_WHAT YOU HAVE TO DO_. Identify the lines holding "chart" and copy them.

+-------+

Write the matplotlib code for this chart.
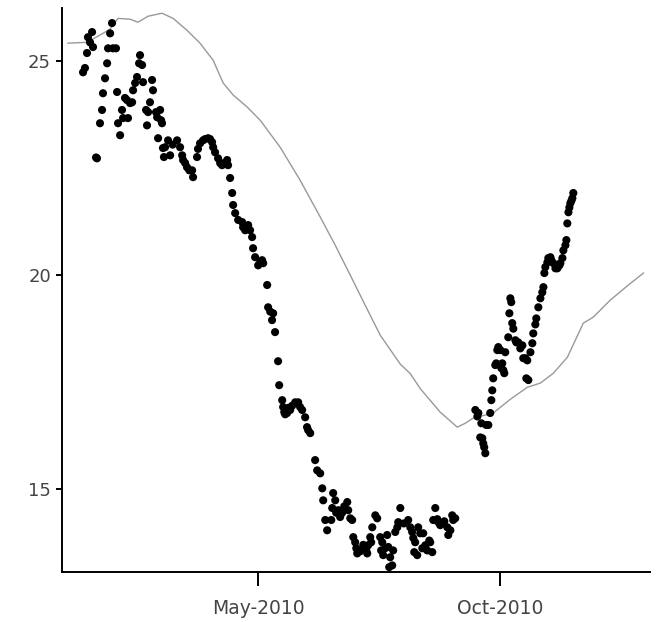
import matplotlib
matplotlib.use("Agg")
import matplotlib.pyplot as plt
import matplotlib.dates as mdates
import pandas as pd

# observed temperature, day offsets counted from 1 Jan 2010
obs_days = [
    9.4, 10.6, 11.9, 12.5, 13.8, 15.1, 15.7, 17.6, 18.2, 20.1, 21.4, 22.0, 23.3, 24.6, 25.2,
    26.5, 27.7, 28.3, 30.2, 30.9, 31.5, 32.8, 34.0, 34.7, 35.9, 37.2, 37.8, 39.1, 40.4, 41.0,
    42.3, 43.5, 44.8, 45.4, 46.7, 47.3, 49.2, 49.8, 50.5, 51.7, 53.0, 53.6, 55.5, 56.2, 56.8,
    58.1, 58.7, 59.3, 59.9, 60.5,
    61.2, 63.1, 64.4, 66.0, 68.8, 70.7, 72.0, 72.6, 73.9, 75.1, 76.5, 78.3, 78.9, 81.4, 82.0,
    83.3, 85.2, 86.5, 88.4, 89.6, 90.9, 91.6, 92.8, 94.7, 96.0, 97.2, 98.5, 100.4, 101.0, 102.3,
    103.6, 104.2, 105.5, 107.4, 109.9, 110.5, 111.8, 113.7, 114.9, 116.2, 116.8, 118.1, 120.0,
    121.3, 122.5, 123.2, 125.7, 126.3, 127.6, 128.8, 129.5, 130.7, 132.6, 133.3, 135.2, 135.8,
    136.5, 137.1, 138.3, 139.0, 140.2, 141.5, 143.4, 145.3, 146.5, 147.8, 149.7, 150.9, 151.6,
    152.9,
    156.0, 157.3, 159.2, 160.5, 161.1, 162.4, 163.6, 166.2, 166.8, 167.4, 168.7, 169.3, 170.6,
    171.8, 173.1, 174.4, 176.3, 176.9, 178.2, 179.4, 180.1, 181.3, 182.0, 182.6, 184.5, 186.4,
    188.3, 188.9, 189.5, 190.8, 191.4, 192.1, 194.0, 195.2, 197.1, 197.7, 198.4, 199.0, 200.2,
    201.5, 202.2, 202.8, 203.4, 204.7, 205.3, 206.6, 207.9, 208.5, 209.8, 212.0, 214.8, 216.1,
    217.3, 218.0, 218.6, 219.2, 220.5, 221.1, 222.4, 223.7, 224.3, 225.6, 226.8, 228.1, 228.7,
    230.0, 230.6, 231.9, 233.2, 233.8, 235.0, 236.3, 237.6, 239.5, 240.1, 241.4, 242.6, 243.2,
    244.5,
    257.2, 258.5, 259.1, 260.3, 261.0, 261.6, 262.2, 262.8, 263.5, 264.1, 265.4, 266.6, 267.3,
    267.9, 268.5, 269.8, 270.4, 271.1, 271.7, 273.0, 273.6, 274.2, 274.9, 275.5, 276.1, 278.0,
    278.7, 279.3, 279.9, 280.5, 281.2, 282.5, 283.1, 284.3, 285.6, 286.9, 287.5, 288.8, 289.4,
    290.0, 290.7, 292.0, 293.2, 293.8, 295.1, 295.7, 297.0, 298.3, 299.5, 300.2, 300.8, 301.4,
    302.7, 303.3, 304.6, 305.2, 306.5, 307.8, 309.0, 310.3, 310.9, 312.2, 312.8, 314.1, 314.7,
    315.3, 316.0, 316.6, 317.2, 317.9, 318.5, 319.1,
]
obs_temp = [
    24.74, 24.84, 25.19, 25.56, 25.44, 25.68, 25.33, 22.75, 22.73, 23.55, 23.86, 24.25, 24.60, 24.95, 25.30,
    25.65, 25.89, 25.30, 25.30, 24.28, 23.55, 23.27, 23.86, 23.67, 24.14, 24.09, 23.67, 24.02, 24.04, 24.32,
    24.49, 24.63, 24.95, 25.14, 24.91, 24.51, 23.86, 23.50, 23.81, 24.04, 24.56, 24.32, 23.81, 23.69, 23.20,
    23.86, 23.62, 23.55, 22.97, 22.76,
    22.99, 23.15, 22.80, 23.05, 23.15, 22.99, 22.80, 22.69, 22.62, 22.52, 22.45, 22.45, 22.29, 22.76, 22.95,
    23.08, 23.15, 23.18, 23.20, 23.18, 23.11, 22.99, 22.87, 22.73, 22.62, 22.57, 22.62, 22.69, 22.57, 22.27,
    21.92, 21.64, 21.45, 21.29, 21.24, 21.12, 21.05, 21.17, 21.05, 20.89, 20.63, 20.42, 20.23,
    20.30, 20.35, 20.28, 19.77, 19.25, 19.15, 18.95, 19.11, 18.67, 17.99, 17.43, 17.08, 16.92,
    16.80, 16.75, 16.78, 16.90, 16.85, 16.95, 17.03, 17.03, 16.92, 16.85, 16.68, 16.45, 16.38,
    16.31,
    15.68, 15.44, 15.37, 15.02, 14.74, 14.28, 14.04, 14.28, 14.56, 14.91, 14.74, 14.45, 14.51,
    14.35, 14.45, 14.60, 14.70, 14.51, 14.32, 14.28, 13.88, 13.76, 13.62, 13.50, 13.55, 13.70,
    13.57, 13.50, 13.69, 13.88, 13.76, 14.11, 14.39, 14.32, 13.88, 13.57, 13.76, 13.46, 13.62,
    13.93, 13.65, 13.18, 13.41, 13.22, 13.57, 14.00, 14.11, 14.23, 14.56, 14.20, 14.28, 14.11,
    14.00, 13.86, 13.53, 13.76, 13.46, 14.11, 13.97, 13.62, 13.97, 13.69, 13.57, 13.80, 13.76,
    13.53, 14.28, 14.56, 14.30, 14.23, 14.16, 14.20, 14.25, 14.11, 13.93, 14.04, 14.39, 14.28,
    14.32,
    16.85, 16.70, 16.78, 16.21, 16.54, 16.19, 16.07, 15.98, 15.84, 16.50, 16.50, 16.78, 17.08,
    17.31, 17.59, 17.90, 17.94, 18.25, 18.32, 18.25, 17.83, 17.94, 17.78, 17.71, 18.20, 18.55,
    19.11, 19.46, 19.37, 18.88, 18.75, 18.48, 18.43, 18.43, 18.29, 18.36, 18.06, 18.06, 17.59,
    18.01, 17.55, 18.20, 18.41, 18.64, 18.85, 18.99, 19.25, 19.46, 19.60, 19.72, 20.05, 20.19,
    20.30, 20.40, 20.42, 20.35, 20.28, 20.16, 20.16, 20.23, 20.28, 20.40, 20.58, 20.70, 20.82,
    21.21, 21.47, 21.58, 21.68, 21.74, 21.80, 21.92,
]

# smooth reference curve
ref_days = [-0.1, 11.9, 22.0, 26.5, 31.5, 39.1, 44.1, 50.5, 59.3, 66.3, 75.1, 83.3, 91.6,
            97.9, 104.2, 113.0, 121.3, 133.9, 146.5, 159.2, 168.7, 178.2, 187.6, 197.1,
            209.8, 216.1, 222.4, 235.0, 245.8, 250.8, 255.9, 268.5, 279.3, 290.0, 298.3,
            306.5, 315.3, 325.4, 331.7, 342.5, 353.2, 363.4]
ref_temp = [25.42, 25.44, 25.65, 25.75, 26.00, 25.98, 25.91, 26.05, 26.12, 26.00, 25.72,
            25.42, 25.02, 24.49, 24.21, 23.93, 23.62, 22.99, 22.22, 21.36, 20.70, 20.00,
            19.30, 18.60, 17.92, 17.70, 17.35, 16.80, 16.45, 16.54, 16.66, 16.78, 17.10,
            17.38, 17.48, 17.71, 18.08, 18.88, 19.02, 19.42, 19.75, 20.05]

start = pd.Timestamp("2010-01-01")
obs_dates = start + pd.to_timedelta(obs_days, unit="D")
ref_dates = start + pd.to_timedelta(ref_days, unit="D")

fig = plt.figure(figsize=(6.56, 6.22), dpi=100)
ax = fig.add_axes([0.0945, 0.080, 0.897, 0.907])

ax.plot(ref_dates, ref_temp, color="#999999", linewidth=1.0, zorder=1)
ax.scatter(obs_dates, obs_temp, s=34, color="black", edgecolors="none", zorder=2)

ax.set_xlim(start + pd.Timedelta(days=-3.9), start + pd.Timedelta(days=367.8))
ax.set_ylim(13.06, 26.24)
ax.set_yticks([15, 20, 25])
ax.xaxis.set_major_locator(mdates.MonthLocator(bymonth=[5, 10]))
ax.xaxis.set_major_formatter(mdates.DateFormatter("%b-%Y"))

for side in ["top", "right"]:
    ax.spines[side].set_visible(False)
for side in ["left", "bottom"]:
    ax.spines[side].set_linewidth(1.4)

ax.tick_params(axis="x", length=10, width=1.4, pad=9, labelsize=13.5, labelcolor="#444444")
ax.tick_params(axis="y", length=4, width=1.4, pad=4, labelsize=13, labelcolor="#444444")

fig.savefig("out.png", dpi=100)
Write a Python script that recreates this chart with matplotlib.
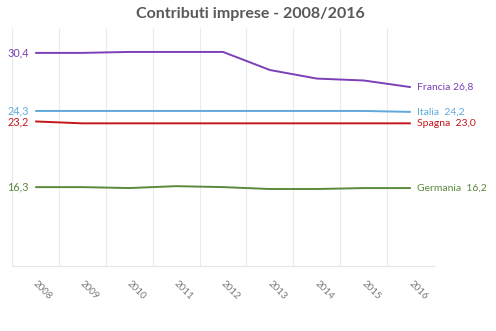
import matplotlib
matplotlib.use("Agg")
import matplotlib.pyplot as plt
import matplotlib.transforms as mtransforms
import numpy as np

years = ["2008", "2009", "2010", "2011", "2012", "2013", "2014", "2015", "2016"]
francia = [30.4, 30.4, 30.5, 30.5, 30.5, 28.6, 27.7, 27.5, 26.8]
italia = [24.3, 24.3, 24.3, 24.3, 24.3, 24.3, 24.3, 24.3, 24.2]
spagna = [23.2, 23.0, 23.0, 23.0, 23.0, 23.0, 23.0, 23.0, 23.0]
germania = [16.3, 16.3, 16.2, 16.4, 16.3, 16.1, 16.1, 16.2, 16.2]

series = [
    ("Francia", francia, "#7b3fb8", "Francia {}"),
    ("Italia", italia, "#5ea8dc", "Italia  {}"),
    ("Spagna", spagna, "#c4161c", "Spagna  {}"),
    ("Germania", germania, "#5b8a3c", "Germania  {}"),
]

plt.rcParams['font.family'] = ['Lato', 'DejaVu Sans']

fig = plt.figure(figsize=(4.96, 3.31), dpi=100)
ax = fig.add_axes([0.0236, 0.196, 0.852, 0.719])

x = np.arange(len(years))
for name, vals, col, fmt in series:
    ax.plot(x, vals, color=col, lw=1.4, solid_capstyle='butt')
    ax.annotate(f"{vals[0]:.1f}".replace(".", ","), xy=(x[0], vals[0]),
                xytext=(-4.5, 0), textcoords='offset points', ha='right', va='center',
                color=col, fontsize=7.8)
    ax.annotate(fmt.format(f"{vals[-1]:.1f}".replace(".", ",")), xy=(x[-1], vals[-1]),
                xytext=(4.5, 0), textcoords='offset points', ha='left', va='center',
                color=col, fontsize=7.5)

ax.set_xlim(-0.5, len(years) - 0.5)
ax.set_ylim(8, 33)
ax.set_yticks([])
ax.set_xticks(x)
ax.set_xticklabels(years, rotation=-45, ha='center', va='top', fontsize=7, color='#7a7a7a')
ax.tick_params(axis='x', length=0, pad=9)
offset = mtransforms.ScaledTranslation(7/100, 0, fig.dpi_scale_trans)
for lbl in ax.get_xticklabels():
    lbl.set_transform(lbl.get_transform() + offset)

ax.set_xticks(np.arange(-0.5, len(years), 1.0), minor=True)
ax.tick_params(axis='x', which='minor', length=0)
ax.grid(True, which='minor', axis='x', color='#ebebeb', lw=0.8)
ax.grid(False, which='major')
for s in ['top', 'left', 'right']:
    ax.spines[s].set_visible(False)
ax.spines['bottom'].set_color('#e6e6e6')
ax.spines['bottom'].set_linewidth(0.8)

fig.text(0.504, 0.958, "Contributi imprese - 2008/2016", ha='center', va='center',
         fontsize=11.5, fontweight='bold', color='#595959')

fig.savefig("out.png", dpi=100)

+-------+

_THE RESPONSE_.
Write the matplotlib code for this chart.
Write a Python script that recreates this chart with matplotlib.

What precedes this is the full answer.